The iPad Mini is just right, according to Tim Cook, who took over from Steve Jobs as Chief Visionary at Apple. The Force is strong with this one, but perhaps the reality distortion field is less intense. Who knows? Anyway, Tim believes in the Goldilocks Principle and that’s why he wants us all to buy the iPad Mini, because the iPad is TOO BIG, and the iPhone is TOO SMALL, but the iPad Mini is, you got it, JUST RIGHT!!
It’s the Goldilocks Tablet and it came to you from Apple.
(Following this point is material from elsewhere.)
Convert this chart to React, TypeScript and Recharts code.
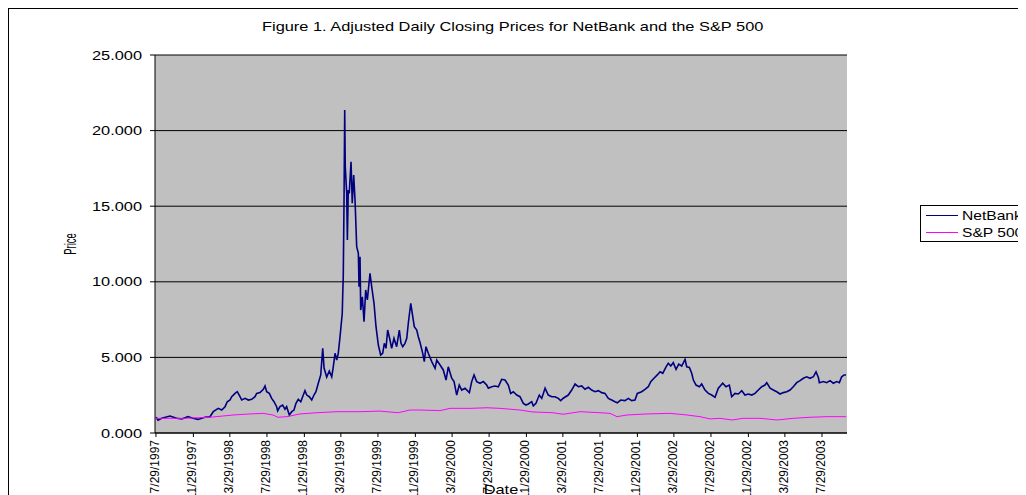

Steve Jobs wouldn’t be happy about this, but Tim Cook is made of stern stuff. He’s at the helm now and he doesn’t give a cordless rat’s ass what Steve might have thought about such matters, even though Mr Phone Phreak himself announced before he died (which is always a better option than trying to announce after you die) that he didn’t want the tablets getting any smaller, and that was for a very simple reason. You don’t need to be a visionary to hold out your hand in front of your face and take a look at those five fat fingers. Miniaturise all you like, but those five sausages know what they feel comfortable with, and if they happen to be the same digits signing the cheque, you’d better fit in with what they think.
Now, you know what I think, already, don’t you? Before I open my mouth, you know exactly what I think, but let’s confirm it, just for the record. I think all this iPad, iPhone, tablet stuff is bullshit. I think tiny smart phones are also bullshit. In my opinion, they haven’t cracked it yet but the manufacturers like Apple, Samsung and Google have somehow managed to scam the whole world into believing that smartphones are well-designed portals into the new digital reality.
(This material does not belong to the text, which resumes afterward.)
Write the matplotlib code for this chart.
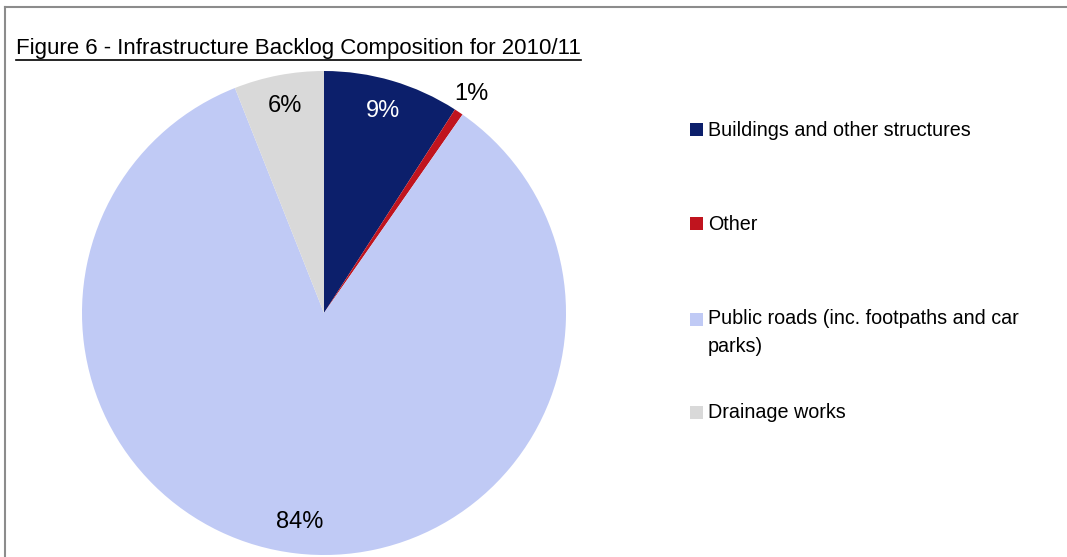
import matplotlib
matplotlib.use("Agg")
import matplotlib.pyplot as plt
from matplotlib.patches import Rectangle
from matplotlib.lines import Line2D
import numpy as np

# Backlog composition (share of total, %)
categories = ["Buildings and other structures", "Other",
              "Public roads (inc. footpaths and car\nparks)", "Drainage works"]
shares = [9.1, 0.6, 84.3, 6.0]
colors = ["#0C1F6B", "#C0141E", "#C0CAF5", "#D9D9D9"]
label_colors = ["white", "black", "black", "black"]
title = "Figure 6 - Infrastructure Backlog Composition for 2010/11"

FONT = "Liberation Sans"
W, H, DPI = 1067, 557, 100
fig = plt.figure(figsize=(W / DPI, H / DPI), dpi=DPI)
fig.patch.set_facecolor("white")

# chart frame (top and left edges visible)
fig.add_artist(Line2D([4.5 / W, 4.5 / W], [0, 1 - 7 / H], color="#8C8C8C", lw=1.5))
fig.add_artist(Line2D([4.5 / W, 1], [1 - 7 / H, 1 - 7 / H], color="#8C8C8C", lw=1.5))

# pie axes: centre (324, 313) px, radius 242 px
cx, cy, r = 324, 313, 242
ax = fig.add_axes([(cx - r) / W, (H - cy - r) / H, 2 * r / W, 2 * r / H])

wedges, texts, autotexts = ax.pie(
    shares, colors=colors, startangle=90, counterclock=False, radius=1,
    autopct="%.0f%%", pctdistance=0.87,
    wedgeprops=dict(linewidth=0),
    textprops=dict(fontsize=17, family=FONT))
ax.set_xlim(-1, 1)
ax.set_ylim(-1, 1)
ax.set_aspect("equal")
ax.axis("off")
for t, c in zip(autotexts, label_colors):
    t.set_color(c)

# the thin "Other" slice gets its label outside the pie
w = wedges[1]
mid = np.deg2rad((w.theta1 + w.theta2) / 2)
autotexts[1].set_position((1.09 * np.cos(mid), 1.09 * np.sin(mid)))
autotexts[1].set_clip_on(False)

# title with underline
tt = fig.text(16 / W, 1 - 54 / H, title, fontsize=16, family=FONT,
              ha="left", va="baseline", color="black")
fig.canvas.draw()
bb = tt.get_window_extent()
uy = (bb.y0 - 1) / H
fig.add_artist(Line2D([bb.x0 / W, bb.x1 / W], [uy, uy], color="black", lw=1.2))

# legend
leg_y = [130, 224, 320, 413]
for name, col, y in zip(categories, colors, leg_y):
    fig.add_artist(Rectangle((690 / W, 1 - (y + 6) / H), 13 / W, 13 / H,
                             color=col, transform=fig.transFigure, lw=0))
    if "\n" in name:
        fig.text(708 / W, 1 - (y - 11) / H, name, fontsize=14.2, family=FONT,
                 ha="left", va="top", linespacing=1.6, color="black")
    else:
        fig.text(708 / W, 1 - y / H, name, fontsize=14.2, family=FONT,
                 ha="left", va="center", color="black")

fig.savefig("out.png", dpi=DPI)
No, they are not. Humans are a certain size. They have certain limitations on their eyesight. And they only have so much money.
Smartphones fail on all three tests. They’re too small for your fingers. You can’t see them. And they’re far too expensive to account for the slave labour that went into building them.
Smartphones, in other words, are bullshit, and exploitative bullshit at that. The sort of bullshit that keeps children in the Far East staring at a workbench so that children in the west can spend hours staring at Angry Birds.
This sort of bullshit drives me mad, but of all the bullshit in the world, Apple’s bullshit drives me maddest of all. They recently announced their new MacBook Air and everyone went crazy for it, even though it was riddled with problems. Yes, it’s as sleek and sexy as all-get-out. Yes, it’s clean, it’s light and it works as slick as shit off a hot shovel. Yes, it glides like Merlin’s quill and it weighs less than the wish of a dream of a cloud, but stop.
What happens if you break the screen? Simple: you have to buy a whole new cover.
And what if you want to upgrade the memory, as you would in a normal laptop? Sorry — you can’t. It’s bonded to the motherboard.
How about when the power source dies, as all Lithium Ion batteries do? Tough luck. That’s bonded to the machine as well and you have to send the whole thing back to the factory.
Three good reasons not to buy Apple, or six if you take into account the fact that you pay twice the price.
You know what? I’ll put up with having a slightly heavier device for the comfort of being able to fix it myself. Only yesterday, I decided that my laptop’s 4 GB memory isn’t up to editing video, my new hobby, so I sent away for 8 GB to upgrade the machine, and it cost me something like €30. It will arrive in the post tomorrow, with any luck. What would that cost me if I had an Apple? Nothing, that’s what, since I can’t do it at all. I’m stuck with what I bought, at twice the price of everything else, but with no option to upgrade anything if I need to do so.
It’s true that everything Apple makes is top quality, and it’s also true that the components are of the finest standard, but I think for now, I’ll just put up with something slightly less impressive, because I have slightly more control, for slightly smaller money. And I don’t have to listen to Apple gurus telling me what to think.
I don’t own an iAnything, but I’m getting by reasonably well without them.